* [TASK DETAILS]: Gather the lines from the material that contain "matplotlib".

* [SUPPLIED RECORDS]:
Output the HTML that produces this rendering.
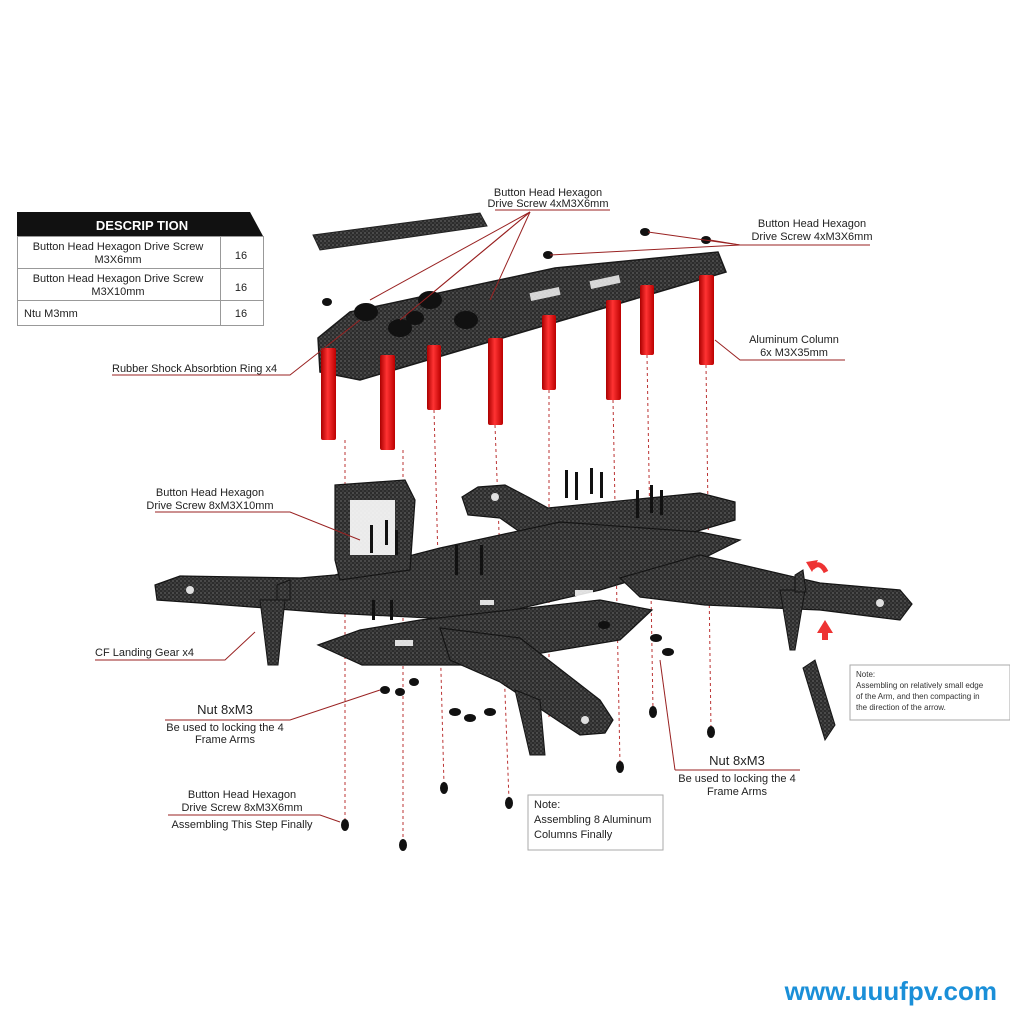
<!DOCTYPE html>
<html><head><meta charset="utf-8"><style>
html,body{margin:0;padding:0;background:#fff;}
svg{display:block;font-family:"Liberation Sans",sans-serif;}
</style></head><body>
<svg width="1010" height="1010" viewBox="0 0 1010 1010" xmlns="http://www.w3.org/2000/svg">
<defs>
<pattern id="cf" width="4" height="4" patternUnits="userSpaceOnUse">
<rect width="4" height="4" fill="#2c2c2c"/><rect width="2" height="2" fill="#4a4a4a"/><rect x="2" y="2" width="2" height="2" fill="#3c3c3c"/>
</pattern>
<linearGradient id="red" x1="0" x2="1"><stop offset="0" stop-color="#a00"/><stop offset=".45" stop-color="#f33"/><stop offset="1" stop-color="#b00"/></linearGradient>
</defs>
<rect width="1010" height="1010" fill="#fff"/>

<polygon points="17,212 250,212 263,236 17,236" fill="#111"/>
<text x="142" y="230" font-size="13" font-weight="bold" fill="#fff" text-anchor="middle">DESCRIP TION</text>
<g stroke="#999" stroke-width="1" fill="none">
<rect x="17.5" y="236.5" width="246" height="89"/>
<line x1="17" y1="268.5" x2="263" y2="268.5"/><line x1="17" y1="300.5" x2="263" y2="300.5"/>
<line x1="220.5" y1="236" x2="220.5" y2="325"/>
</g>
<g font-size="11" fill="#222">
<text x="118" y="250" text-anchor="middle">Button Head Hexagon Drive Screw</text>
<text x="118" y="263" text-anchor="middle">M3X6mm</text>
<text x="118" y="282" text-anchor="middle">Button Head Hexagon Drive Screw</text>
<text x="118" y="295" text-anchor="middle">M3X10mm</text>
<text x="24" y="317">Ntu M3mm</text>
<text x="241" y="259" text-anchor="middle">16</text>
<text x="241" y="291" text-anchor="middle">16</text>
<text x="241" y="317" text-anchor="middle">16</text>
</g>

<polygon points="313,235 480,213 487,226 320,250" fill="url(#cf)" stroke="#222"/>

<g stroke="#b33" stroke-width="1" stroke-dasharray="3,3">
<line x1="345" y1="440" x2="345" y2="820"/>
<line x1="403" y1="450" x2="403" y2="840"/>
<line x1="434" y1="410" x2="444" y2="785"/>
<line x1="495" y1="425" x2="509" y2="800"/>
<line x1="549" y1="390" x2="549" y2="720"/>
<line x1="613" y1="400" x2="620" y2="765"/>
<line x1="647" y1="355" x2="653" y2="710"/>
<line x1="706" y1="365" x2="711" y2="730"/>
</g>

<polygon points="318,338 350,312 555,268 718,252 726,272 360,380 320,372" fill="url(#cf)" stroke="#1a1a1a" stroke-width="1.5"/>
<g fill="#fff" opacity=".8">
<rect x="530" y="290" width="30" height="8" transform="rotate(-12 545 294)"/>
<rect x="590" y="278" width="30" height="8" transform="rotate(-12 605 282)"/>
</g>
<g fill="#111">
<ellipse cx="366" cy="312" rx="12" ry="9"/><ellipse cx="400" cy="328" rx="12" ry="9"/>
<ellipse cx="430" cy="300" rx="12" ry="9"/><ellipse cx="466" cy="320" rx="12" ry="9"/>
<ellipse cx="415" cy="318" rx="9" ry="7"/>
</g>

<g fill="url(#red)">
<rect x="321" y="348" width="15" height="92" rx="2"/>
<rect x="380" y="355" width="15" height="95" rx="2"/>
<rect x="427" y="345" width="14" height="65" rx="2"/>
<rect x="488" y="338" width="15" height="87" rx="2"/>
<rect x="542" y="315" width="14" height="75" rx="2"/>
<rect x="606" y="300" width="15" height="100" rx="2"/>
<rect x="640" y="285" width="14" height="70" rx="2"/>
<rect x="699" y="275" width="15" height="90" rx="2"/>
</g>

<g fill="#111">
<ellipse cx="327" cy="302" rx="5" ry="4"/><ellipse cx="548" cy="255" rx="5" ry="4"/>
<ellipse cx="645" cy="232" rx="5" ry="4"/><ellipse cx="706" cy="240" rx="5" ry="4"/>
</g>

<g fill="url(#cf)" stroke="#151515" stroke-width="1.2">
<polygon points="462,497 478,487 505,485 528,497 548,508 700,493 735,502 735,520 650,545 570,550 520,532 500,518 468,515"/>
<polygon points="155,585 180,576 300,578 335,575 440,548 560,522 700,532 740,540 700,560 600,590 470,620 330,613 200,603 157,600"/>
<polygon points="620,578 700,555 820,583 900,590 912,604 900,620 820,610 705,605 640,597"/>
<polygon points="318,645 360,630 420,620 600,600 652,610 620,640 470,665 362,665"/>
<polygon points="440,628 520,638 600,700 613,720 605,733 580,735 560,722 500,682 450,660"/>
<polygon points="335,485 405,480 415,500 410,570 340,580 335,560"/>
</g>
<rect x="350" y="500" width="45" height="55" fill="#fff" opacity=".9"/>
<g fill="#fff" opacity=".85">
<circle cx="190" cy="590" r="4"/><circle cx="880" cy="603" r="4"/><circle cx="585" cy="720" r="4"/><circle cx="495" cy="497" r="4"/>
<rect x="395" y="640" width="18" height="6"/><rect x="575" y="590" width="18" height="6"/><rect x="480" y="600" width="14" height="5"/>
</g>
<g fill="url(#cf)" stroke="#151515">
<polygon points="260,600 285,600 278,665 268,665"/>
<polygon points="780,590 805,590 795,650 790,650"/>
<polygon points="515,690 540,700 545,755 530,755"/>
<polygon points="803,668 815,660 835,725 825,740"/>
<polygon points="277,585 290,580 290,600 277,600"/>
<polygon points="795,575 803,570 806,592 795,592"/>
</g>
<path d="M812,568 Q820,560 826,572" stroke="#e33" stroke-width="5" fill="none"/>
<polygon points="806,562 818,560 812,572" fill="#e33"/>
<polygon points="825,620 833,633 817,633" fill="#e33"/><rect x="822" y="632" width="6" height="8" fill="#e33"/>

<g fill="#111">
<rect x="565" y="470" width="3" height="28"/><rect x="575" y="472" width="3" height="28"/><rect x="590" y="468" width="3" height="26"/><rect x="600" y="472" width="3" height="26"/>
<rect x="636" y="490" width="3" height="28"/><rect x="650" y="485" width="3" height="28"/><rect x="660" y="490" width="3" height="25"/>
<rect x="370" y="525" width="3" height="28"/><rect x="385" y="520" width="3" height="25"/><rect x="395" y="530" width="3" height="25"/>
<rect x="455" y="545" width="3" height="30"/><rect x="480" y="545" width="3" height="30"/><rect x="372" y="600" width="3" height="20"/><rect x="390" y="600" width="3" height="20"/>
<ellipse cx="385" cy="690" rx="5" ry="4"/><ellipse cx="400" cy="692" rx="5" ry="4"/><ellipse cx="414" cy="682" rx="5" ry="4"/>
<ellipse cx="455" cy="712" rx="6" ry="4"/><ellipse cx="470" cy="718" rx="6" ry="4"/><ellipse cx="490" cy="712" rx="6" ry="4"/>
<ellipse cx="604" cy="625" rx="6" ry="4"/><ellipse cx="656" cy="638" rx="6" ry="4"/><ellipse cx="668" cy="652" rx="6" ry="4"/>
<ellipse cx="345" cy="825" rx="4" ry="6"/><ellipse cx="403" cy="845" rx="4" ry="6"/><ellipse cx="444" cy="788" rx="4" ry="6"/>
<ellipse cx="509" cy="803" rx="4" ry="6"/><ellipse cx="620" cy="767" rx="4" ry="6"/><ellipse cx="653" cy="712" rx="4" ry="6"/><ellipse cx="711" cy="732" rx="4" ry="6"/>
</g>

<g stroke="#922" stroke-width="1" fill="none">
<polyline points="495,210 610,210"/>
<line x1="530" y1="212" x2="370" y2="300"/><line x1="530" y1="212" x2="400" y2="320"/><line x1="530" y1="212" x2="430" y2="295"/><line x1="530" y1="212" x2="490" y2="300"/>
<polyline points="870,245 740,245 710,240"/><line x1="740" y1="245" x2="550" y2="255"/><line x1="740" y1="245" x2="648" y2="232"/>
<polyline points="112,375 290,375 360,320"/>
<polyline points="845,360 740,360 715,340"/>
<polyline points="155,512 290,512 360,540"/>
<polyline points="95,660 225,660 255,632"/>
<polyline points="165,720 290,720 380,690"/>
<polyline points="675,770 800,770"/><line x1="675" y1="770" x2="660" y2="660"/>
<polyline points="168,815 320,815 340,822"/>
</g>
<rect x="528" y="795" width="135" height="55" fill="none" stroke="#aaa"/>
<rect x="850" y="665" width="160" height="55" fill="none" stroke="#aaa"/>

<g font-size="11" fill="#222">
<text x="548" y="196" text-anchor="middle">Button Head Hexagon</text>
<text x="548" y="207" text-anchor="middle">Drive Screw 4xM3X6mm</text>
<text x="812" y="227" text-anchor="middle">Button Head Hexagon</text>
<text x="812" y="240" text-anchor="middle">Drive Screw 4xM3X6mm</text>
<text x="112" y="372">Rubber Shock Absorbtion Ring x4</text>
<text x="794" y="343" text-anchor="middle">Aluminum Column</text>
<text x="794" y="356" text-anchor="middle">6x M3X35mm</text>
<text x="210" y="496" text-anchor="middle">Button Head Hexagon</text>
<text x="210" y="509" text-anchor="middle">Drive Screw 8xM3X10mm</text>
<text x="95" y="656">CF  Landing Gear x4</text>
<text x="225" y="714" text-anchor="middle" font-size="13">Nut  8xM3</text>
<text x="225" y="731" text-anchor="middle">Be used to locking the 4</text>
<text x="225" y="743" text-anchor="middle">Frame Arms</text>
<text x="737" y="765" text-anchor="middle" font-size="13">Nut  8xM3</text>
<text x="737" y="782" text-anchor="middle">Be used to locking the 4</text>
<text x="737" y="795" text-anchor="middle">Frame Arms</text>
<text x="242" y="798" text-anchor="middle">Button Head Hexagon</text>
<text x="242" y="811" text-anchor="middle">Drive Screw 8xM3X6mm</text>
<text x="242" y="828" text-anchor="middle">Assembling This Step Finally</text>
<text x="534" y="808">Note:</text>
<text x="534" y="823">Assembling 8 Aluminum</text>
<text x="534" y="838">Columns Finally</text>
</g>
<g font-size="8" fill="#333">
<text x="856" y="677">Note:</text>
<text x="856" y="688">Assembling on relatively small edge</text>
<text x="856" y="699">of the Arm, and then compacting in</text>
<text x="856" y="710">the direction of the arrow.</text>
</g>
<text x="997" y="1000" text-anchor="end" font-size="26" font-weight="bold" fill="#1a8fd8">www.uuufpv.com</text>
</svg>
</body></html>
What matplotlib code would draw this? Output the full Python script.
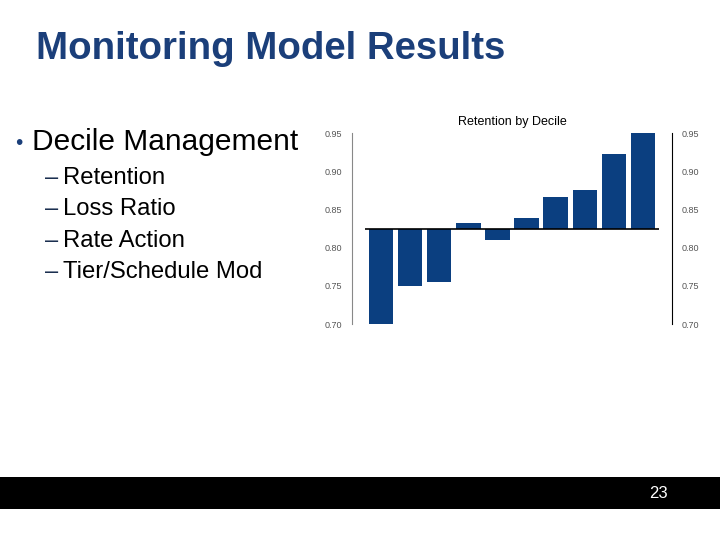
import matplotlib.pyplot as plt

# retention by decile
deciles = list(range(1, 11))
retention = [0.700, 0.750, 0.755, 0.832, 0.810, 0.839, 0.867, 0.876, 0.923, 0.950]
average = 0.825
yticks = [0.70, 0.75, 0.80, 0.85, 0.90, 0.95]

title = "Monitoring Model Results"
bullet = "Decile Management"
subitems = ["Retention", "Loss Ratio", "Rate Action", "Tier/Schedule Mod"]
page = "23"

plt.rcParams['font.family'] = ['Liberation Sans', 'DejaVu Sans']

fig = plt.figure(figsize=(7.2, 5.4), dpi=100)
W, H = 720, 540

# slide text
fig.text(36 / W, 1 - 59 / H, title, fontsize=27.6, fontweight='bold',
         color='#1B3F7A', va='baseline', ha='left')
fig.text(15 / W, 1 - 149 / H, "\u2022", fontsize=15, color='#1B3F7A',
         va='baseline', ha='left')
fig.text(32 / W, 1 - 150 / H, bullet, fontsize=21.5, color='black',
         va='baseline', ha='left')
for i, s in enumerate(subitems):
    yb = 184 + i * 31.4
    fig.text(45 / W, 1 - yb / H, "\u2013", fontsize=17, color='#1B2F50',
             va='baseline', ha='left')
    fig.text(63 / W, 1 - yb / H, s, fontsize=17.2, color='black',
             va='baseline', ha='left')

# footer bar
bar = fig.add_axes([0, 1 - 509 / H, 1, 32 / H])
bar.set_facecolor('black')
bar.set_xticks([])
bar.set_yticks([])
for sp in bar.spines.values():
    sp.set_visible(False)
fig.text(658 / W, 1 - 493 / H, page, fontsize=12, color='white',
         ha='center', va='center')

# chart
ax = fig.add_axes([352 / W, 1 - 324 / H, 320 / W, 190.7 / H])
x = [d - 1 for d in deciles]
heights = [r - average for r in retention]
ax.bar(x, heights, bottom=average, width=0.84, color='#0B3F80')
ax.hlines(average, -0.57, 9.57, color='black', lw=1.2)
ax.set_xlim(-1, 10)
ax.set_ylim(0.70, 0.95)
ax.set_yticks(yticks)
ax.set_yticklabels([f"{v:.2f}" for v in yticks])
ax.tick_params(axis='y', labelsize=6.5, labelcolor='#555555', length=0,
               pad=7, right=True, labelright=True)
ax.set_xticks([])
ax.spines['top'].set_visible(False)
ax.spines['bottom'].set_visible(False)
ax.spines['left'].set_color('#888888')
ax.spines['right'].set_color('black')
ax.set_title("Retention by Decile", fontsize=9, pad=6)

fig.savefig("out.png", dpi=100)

* [TASK SOLUTION]:
What matplotlib code would draw this? Output the full Python script.
import matplotlib.pyplot as plt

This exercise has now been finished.